### Stated problem
Below, find the line containing "What Plotly code" and the line containing "pct_err_minus = [5.0, 1.58, 0.0, 0.0]"; reproduce exactly those two and every line between them, omitting pictures.

── Records for this task ──

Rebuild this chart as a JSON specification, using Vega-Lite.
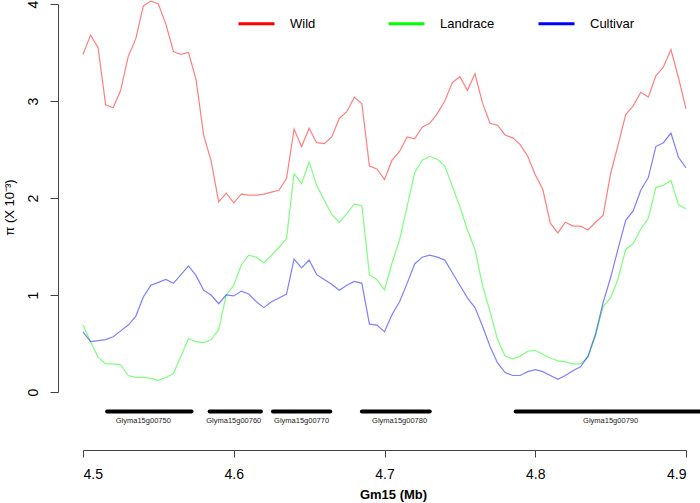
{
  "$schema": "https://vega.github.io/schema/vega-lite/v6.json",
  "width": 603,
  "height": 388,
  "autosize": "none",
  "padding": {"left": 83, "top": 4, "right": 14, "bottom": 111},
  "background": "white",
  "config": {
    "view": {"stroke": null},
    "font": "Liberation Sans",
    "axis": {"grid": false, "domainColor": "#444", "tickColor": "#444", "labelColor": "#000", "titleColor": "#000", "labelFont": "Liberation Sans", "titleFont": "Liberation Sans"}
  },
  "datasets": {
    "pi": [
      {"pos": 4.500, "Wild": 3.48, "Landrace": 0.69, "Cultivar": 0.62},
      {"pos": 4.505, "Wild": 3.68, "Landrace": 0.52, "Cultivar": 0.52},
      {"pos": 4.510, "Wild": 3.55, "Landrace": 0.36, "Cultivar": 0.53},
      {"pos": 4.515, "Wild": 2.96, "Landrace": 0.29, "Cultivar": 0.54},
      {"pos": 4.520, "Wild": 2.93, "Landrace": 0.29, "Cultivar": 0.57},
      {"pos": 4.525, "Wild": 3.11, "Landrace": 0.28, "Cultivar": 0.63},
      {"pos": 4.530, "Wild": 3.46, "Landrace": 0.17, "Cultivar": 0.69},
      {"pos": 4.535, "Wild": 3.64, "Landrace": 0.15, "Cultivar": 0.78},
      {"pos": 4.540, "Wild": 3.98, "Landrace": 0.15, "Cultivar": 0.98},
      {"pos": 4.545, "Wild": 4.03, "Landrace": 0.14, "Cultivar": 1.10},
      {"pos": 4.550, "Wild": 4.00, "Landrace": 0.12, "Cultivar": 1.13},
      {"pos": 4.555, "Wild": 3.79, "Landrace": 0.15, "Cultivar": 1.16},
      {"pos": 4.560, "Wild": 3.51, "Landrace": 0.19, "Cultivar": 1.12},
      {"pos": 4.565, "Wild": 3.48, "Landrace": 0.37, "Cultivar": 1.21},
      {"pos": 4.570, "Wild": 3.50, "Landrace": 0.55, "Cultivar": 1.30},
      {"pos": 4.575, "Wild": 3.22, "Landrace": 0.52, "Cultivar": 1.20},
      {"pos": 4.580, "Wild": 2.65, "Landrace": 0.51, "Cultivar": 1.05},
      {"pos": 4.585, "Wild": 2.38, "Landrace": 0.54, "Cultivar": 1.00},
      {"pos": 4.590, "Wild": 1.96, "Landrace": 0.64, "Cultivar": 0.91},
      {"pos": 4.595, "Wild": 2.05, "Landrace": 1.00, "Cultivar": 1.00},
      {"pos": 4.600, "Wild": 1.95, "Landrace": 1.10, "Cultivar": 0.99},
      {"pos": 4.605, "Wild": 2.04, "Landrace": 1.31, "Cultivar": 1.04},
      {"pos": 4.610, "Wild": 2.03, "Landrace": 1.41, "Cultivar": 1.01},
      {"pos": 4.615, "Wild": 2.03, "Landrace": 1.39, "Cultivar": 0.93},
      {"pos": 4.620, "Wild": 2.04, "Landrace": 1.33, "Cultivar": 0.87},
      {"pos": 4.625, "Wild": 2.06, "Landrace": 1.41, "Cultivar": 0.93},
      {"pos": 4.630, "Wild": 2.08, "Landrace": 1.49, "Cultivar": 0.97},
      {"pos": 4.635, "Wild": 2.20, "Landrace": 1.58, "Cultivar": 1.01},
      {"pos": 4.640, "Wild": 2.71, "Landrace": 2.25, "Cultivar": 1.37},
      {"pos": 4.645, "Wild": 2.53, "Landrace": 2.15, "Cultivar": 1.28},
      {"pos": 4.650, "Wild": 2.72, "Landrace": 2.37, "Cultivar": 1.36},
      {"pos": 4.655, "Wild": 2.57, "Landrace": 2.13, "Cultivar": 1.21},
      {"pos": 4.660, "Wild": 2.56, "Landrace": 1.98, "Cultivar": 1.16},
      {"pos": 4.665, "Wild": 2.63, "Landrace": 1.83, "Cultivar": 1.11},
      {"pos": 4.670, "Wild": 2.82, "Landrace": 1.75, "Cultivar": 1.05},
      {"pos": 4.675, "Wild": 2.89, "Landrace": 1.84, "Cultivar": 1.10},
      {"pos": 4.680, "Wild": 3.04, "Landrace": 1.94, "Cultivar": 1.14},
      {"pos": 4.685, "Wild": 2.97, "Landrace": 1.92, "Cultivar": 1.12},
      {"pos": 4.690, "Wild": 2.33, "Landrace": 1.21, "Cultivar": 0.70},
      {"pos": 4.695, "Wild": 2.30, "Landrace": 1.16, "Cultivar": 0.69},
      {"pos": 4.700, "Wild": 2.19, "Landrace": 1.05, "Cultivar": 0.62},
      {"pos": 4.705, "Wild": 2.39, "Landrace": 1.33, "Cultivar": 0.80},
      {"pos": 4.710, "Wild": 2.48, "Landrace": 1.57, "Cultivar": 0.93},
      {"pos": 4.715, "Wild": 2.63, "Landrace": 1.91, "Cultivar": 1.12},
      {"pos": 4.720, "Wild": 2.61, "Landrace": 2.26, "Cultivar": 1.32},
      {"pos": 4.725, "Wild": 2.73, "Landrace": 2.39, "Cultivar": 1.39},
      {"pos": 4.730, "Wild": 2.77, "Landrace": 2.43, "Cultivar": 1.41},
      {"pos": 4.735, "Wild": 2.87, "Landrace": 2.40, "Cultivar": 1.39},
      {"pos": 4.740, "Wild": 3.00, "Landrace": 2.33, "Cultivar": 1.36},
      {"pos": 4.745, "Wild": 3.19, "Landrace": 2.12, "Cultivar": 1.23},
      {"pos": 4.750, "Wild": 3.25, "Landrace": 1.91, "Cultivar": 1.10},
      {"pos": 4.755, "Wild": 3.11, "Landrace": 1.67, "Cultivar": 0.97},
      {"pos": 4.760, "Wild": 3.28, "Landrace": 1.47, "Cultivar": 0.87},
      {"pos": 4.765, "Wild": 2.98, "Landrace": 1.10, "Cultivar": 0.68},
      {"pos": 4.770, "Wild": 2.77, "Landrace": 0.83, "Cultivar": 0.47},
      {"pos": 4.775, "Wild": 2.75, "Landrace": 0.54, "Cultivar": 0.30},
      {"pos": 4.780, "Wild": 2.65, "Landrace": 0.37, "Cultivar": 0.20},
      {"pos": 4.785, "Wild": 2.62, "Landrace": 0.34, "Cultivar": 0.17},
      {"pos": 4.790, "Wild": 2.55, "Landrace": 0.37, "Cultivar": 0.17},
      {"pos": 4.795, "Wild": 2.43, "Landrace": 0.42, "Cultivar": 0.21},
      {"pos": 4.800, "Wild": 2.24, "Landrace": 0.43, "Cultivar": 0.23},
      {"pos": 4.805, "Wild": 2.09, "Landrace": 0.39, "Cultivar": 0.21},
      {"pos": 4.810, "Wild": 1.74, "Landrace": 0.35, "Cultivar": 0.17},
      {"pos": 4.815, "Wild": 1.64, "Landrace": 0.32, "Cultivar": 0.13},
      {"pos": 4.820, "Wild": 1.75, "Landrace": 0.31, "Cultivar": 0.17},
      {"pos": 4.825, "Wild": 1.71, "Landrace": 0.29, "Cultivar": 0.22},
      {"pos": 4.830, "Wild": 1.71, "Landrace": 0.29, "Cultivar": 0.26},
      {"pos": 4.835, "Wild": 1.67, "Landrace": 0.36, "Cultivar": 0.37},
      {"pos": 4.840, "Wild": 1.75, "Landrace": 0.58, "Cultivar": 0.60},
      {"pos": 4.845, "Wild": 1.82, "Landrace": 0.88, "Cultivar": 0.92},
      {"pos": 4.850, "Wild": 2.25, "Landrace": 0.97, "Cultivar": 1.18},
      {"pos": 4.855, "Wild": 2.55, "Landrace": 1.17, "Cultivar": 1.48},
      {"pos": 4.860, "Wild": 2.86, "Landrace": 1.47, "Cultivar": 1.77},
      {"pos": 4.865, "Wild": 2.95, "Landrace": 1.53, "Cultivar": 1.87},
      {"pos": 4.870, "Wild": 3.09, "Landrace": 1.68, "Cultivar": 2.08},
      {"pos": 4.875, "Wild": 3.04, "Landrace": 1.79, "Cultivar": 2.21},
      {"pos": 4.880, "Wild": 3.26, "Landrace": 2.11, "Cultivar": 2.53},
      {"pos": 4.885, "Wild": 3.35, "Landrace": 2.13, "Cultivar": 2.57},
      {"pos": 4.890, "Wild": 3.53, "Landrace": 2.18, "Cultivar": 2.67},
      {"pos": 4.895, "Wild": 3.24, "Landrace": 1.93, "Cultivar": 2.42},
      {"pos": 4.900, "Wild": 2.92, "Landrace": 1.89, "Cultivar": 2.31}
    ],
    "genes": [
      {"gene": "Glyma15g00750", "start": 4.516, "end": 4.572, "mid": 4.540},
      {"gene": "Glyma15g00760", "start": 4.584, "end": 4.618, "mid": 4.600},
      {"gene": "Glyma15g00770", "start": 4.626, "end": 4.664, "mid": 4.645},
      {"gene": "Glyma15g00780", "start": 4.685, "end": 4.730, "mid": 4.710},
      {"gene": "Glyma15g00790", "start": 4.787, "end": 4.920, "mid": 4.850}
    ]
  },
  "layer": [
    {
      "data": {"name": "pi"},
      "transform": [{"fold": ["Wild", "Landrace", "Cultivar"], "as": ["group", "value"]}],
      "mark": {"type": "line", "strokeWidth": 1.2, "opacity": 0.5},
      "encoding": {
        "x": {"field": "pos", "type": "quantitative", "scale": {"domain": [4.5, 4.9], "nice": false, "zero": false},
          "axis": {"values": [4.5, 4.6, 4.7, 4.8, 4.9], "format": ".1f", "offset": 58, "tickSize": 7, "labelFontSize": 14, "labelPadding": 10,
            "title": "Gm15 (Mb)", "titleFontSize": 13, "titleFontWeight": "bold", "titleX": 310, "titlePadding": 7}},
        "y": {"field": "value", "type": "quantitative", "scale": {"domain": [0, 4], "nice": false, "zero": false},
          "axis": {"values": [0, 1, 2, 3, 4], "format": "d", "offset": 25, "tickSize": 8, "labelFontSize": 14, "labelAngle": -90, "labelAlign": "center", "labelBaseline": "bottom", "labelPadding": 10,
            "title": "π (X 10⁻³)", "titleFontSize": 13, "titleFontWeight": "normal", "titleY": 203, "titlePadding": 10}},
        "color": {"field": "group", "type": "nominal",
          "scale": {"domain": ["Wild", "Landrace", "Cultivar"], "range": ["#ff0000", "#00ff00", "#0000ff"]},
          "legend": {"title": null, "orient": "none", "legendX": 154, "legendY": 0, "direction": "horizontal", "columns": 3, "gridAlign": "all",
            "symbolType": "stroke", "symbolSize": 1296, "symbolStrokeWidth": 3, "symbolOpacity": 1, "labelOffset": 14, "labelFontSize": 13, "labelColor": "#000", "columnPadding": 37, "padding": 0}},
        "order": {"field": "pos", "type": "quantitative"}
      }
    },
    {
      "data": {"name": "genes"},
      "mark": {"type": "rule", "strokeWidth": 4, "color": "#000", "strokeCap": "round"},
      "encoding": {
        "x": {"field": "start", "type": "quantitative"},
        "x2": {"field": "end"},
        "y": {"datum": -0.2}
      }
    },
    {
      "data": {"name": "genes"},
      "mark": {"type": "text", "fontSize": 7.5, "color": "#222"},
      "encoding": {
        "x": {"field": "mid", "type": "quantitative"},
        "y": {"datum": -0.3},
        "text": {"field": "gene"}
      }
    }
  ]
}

───
── Records for this task ──

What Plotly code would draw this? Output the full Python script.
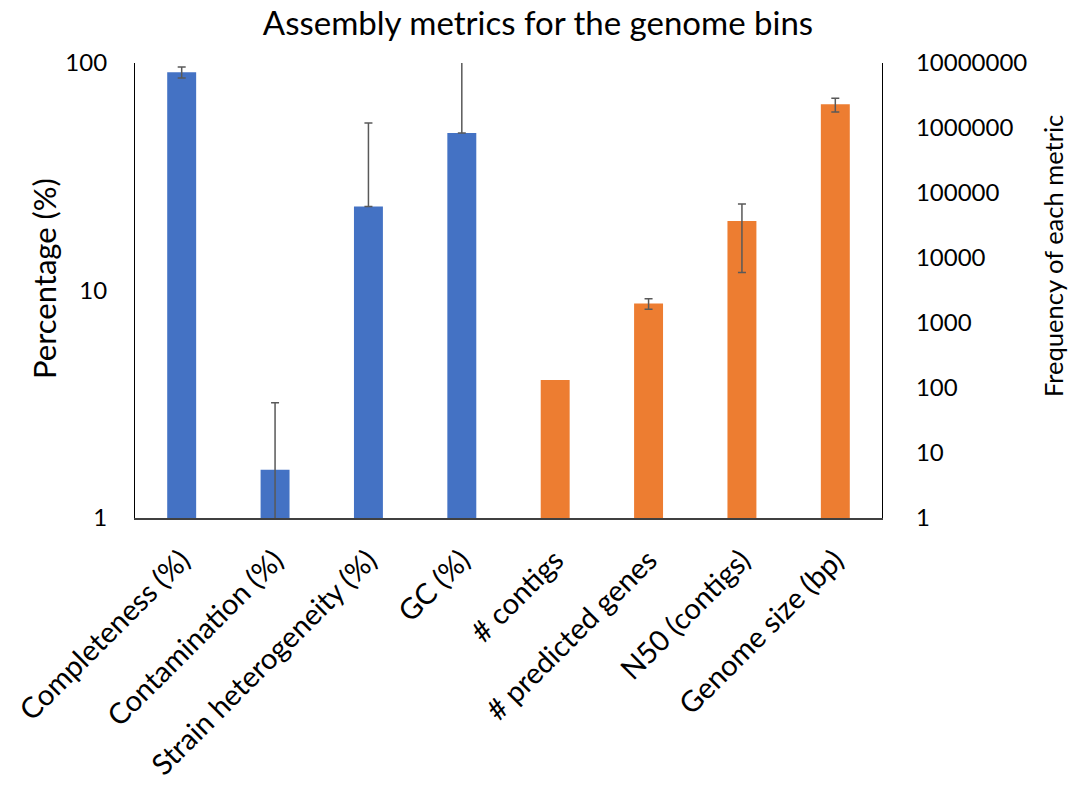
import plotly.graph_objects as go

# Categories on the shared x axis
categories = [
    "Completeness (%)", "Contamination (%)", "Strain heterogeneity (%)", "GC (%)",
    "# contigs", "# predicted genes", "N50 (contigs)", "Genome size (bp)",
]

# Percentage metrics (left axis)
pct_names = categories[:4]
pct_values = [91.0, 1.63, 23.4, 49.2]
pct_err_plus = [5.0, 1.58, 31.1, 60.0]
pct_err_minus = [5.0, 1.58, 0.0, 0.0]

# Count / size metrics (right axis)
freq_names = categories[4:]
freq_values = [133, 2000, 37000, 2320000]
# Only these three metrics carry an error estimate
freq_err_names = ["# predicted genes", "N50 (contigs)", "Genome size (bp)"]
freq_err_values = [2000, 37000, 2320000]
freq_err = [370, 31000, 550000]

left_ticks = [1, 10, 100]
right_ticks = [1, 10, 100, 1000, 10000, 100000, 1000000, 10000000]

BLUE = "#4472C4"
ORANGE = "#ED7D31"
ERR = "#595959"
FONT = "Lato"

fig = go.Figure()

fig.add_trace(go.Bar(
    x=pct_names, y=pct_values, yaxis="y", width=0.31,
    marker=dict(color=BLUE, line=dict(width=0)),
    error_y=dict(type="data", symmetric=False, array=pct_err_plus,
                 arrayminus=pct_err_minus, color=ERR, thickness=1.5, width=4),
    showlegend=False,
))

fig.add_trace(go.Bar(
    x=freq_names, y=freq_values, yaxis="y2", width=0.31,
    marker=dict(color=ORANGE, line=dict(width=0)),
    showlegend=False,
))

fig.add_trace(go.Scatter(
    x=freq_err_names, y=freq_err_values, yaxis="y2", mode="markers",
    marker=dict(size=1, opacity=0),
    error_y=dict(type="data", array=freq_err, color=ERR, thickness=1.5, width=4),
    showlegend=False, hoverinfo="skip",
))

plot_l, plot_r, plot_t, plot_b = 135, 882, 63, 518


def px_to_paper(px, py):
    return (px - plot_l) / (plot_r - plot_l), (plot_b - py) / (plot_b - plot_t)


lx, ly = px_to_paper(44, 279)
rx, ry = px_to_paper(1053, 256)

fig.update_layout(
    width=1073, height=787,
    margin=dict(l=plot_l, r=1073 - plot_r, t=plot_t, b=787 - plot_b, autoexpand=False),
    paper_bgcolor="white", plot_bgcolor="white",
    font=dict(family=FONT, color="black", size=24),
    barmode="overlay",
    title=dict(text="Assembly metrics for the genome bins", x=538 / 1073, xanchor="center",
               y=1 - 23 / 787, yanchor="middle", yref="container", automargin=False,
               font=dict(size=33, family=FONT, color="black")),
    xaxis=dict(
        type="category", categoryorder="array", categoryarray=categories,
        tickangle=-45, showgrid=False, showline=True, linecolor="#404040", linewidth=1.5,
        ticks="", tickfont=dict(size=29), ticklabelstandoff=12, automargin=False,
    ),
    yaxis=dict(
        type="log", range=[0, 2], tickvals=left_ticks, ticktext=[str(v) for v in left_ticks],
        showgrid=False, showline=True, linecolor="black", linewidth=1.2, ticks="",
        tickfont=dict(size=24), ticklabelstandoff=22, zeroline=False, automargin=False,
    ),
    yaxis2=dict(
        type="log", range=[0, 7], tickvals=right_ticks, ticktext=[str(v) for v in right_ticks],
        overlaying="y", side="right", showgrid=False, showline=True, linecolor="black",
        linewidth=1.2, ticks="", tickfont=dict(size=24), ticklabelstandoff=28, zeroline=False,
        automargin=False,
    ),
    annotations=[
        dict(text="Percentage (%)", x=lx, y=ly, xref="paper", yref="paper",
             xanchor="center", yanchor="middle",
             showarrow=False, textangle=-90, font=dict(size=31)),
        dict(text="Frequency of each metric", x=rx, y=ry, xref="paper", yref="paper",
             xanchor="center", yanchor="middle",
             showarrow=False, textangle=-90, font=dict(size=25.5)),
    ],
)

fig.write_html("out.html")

───

### Completed exercise
What Plotly code would draw this? Output the full Python script.
import plotly.graph_objects as go

# Categories on the shared x axis
categories = [
    "Completeness (%)", "Contamination (%)", "Strain heterogeneity (%)", "GC (%)",
    "# contigs", "# predicted genes", "N50 (contigs)", "Genome size (bp)",
]

# Percentage metrics (left axis)
pct_names = categories[:4]
pct_values = [91.0, 1.63, 23.4, 49.2]
pct_err_plus = [5.0, 1.58, 31.1, 60.0]
pct_err_minus = [5.0, 1.58, 0.0, 0.0]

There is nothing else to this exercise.